Grossman, Allen
GROSSMAN, ALLEN
GROSSMAN, ALLEN (1932– ), U.S. poet. Grossman was born in Minneapolis and educated at Harvard and Brandeis, from which he received his Ph.D. in 1959. He received, among other awards, a MacArthur Fellowship and the Witter Bynner Prize. His poems often concern themselves not only with establishing the authority of the poet as the heir of perennial questions (such as the meaning and shaping powers of language and tradition), but also with reinvigorating the prophetic voice (as in seeking intimacy with, and invoking, the divine). His poetry is notable for its biblical resonance and moral aspiration. In this fashion, both individual and poetic situation are often liberated from sheer contingency.
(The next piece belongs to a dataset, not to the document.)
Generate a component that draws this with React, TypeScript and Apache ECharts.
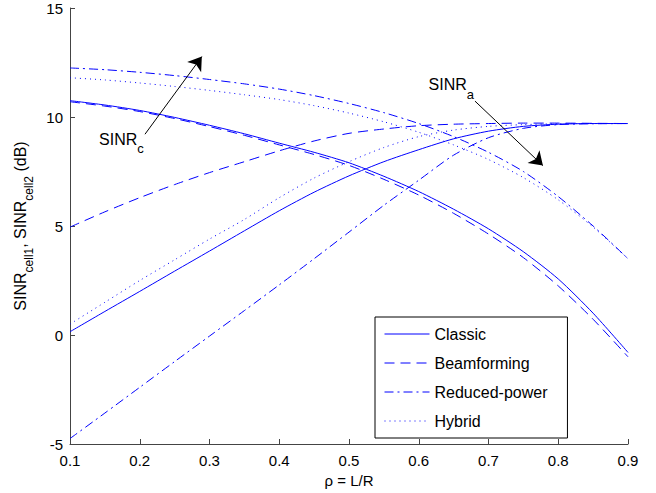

Among his works are The Ether Dome and Other Poems: New and Selected, 1979–1991 (1991); The Sighted Singer: Two Works on Poetry for Readers and Writers (with Mark Halliday (1992); The Long Schoolroom: Lessons in the Bitter Logic of the Poetic Principle (1997); How to Do Things With Tears (2001); and Sweet Youth: Poems by a Young Man and an Old Man, Old and New, 1953–2001 (2002).
bibliography:
D. Morris, Poetry's Poet: Essays on the Poetry, Pedagogy, and Poetics of Allen Grossman (2004).